**TASK DESCRIPTION**
Identify the lines that include the word "this", then copy all of them.

**EXTRACTED MATERIAL**
[START]

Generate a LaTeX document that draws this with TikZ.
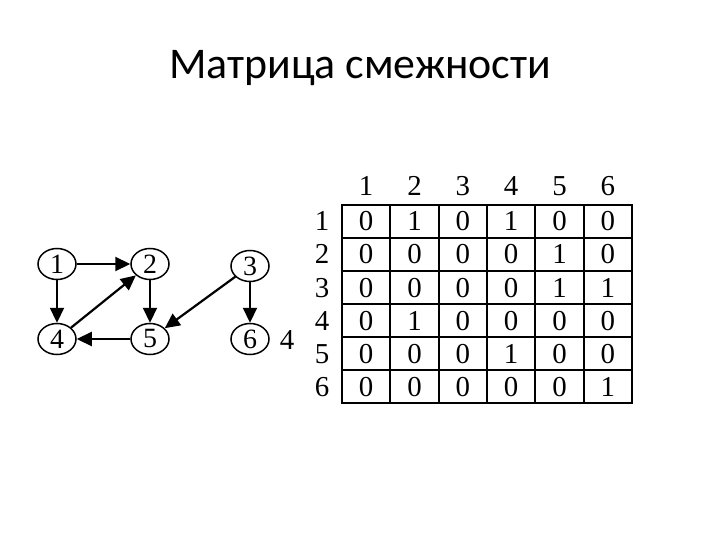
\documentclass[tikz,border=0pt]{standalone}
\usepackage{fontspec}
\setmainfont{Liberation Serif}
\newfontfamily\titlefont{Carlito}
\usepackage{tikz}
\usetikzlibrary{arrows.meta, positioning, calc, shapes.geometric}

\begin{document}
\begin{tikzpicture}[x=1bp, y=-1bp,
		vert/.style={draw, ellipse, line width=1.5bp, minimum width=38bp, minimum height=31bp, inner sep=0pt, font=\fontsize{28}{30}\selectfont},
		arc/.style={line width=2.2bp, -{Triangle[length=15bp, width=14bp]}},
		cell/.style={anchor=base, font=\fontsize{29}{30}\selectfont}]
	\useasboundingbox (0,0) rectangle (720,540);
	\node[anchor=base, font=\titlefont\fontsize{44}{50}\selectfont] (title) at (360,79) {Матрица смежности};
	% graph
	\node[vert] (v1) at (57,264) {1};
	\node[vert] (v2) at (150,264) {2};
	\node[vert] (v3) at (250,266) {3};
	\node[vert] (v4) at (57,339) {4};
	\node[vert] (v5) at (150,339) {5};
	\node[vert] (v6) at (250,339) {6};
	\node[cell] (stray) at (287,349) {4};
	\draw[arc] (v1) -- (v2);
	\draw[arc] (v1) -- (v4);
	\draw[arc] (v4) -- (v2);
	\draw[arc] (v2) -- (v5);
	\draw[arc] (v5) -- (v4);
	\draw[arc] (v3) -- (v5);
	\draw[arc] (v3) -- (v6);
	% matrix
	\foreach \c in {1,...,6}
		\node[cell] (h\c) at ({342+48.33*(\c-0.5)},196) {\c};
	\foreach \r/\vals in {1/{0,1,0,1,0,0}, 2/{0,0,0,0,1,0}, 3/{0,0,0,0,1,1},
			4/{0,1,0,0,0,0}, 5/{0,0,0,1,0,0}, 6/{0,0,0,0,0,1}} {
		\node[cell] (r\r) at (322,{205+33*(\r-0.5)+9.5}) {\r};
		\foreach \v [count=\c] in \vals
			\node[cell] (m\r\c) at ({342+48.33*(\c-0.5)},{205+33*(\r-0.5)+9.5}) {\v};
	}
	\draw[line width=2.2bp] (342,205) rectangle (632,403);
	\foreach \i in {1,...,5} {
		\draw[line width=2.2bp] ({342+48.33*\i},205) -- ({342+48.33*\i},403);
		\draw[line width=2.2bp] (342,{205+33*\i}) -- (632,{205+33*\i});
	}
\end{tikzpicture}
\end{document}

[END]
[START]

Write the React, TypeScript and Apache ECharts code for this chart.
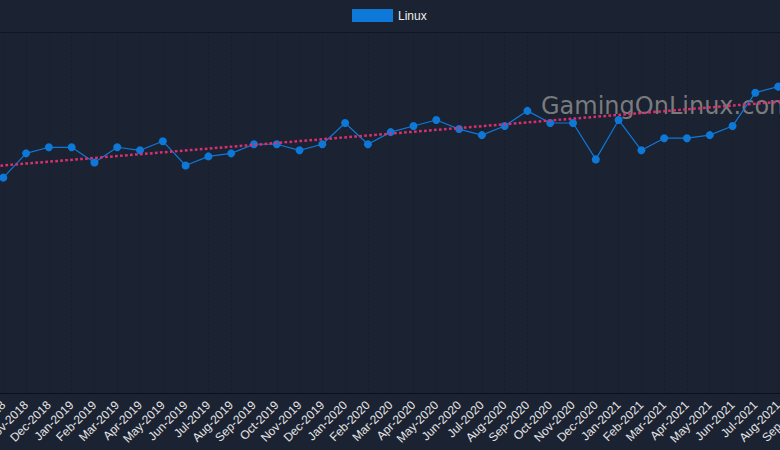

[END]

**RESPONSE BELOW**
Generate a LaTeX document that draws this with TikZ.
Write the React, TypeScript and Apache ECharts code for this chart.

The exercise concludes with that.